Return the material word for word. Do not include pictures.
**********
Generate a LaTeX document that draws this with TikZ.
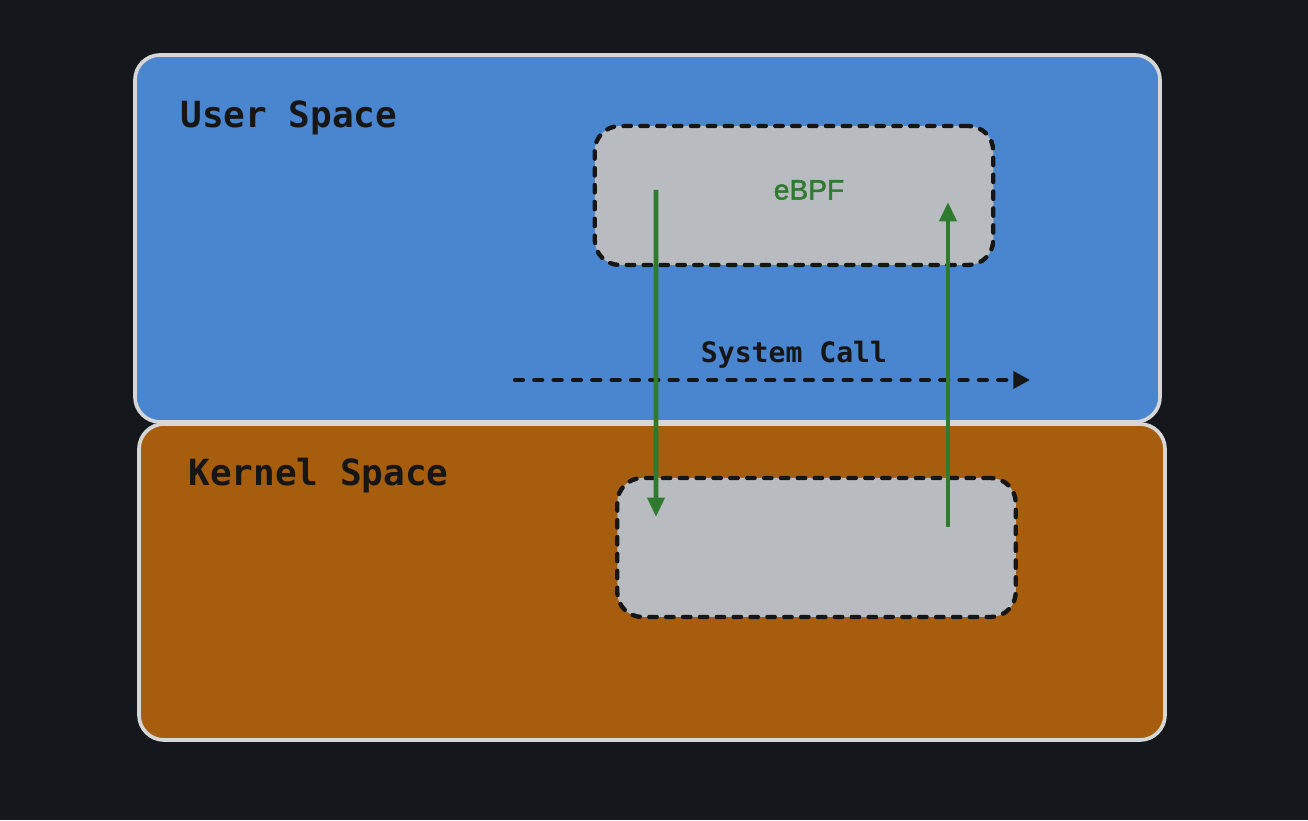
\documentclass[tikz,border=0pt]{standalone}
\usepackage{fontspec}
\usepackage{tikz}
\usetikzlibrary{arrows.meta, calc}
\setmonofont{DejaVu Sans Mono}
\newfontfamily\labelfont[FakeBold=1.6]{Liberation Sans}
\definecolor{bgdark}{HTML}{14171B}
\definecolor{userblue}{HTML}{4A86CF}
\definecolor{kernelbrown}{HTML}{A65E0E}
\definecolor{boxgray}{HTML}{B8BBBF}
\definecolor{flowgreen}{HTML}{2E7A2E}
\definecolor{rim}{HTML}{D6D6D6}
\definecolor{ink}{HTML}{161616}
\begin{document}
\begin{tikzpicture}[
    space/.style = {draw = rim, line width = 2.1pt, rounded corners = 0.5cm, inner sep = 0pt},
    progbox/.style = {draw = ink, fill = boxgray, line width = 2.5pt, dash pattern = on 4.2pt off 5.4pt,
        line cap = round, rounded corners = 0.5cm, minimum width = 7.97cm, minimum height = 2.78cm, inner sep = 0pt},
    title/.style = {font = \ttfamily\bfseries\fontsize{20.5}{24}\selectfont, text = ink, inner sep = 0pt, anchor = base west},
    flow/.style = {draw = flowgreen, line width = 2.6pt, -{Triangle[length = 11pt, width = 9.5pt]}},
    callflow/.style = {draw = ink, line width = 2.5pt, dash pattern = on 4.5pt off 6.5pt, line cap = round,
        -{Triangle[length = 9.5pt, width = 9.5pt]}}]
    \fill[bgdark] (0, 0) rectangle (26.16, 16.4);
    \useasboundingbox (0, 0) rectangle (26.16, 16.4);
    \node (user) at (12.95, 11.63) [space, fill = userblue, minimum width = 20.5cm, minimum height = 7.34cm] {};
    \node (kernel) at (13.04, 4.76) [space, fill = kernelbrown, minimum width = 20.52cm, minimum height = 6.32cm] {};
    \node (usertitle) at (3.6, 13.84) [title] {User Space};
    \node (kerneltitle) at (3.76, 6.68) [title] {Kernel Space};
    \node (ebpf) at (15.88, 12.49) [progbox] {};
    \node (kbox) at (16.33, 5.45) [progbox] {};
    \node (ebpflabel) at (16.18, 12.6) [text = flowgreen, font = \labelfont\fontsize{16}{19}\selectfont] {eBPF};
    \node (calllabel) at (15.88, 9.14) [anchor = base, inner sep = 0pt, text = ink,
        font = \ttfamily\bfseries\fontsize{16}{19}\selectfont] {System Call};
    \coordinate (callstart) at ($(calllabel.base) + (-5.58, -0.34)$);
    \coordinate (callend) at ($(calllabel.base) + (4.72, -0.34)$);
    \draw[callflow] (callstart) -- (callend);
    \draw[flow] ($(ebpf.center) + (-2.76, 0.11)$) -- ($(kbox.center) + (-3.21, 0.61)$);
    \draw[flow] ($(kbox.center) + (2.63, 0.41)$) -- ($(ebpf.center) + (3.08, -0.13)$);
\end{tikzpicture}
\end{document}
**********
_Response to the task_
Generate a LaTeX document that draws this with TikZ.
\documentclass[tikz,border=0pt]{standalone}
\usepackage{fontspec}
\usepackage{tikz}
\usetikzlibrary{arrows.meta, calc}
\setmonofont{DejaVu Sans Mono}
\newfontfamily\labelfont[FakeBold=1.6]{Liberation Sans}
\definecolor{bgdark}{HTML}{14171B}
\definecolor{userblue}{HTML}{4A86CF}
\definecolor{kernelbrown}{HTML}{A65E0E}
\definecolor{boxgray}{HTML}{B8BBBF}
\definecolor{flowgreen}{HTML}{2E7A2E}
\definecolor{rim}{HTML}{D6D6D6}
\definecolor{ink}{HTML}{161616}
\begin{document}
\begin{tikzpicture}[
    space/.style = {draw = rim, line width = 2.1pt, rounded corners = 0.5cm, inner sep = 0pt},
    progbox/.style = {draw = ink, fill = boxgray, line width = 2.5pt, dash pattern = on 4.2pt off 5.4pt,
        line cap = round, rounded corners = 0.5cm, minimum width = 7.97cm, minimum height = 2.78cm, inner sep = 0pt},
    title/.style = {font = \ttfamily\bfseries\fontsize{20.5}{24}\selectfont, text = ink, inner sep = 0pt, anchor = base west},
    flow/.style = {draw = flowgreen, line width = 2.6pt, -{Triangle[length = 11pt, width = 9.5pt]}},
    callflow/.style = {draw = ink, line width = 2.5pt, dash pattern = on 4.5pt off 6.5pt, line cap = round,
        -{Triangle[length = 9.5pt, width = 9.5pt]}}]
    \fill[bgdark] (0, 0) rectangle (26.16, 16.4);
    \useasboundingbox (0, 0) rectangle (26.16, 16.4);
    \node (user) at (12.95, 11.63) [space, fill = userblue, minimum width = 20.5cm, minimum height = 7.34cm] {};
    \node (kernel) at (13.04, 4.76) [space, fill = kernelbrown, minimum width = 20.52cm, minimum height = 6.32cm] {};
    \node (usertitle) at (3.6, 13.84) [title] {User Space};
    \node (kerneltitle) at (3.76, 6.68) [title] {Kernel Space};
    \node (ebpf) at (15.88, 12.49) [progbox] {};
    \node (kbox) at (16.33, 5.45) [progbox] {};
    \node (ebpflabel) at (16.18, 12.6) [text = flowgreen, font = \labelfont\fontsize{16}{19}\selectfont] {eBPF};
    \node (calllabel) at (15.88, 9.14) [anchor = base, inner sep = 0pt, text = ink,
        font = \ttfamily\bfseries\fontsize{16}{19}\selectfont] {System Call};
    \coordinate (callstart) at ($(calllabel.base) + (-5.58, -0.34)$);
    \coordinate (callend) at ($(calllabel.base) + (4.72, -0.34)$);
    \draw[callflow] (callstart) -- (callend);
    \draw[flow] ($(ebpf.center) + (-2.76, 0.11)$) -- ($(kbox.center) + (-3.21, 0.61)$);
    \draw[flow] ($(kbox.center) + (2.63, 0.41)$) -- ($(ebpf.center) + (3.08, -0.13)$);
\end{tikzpicture}
\end{document}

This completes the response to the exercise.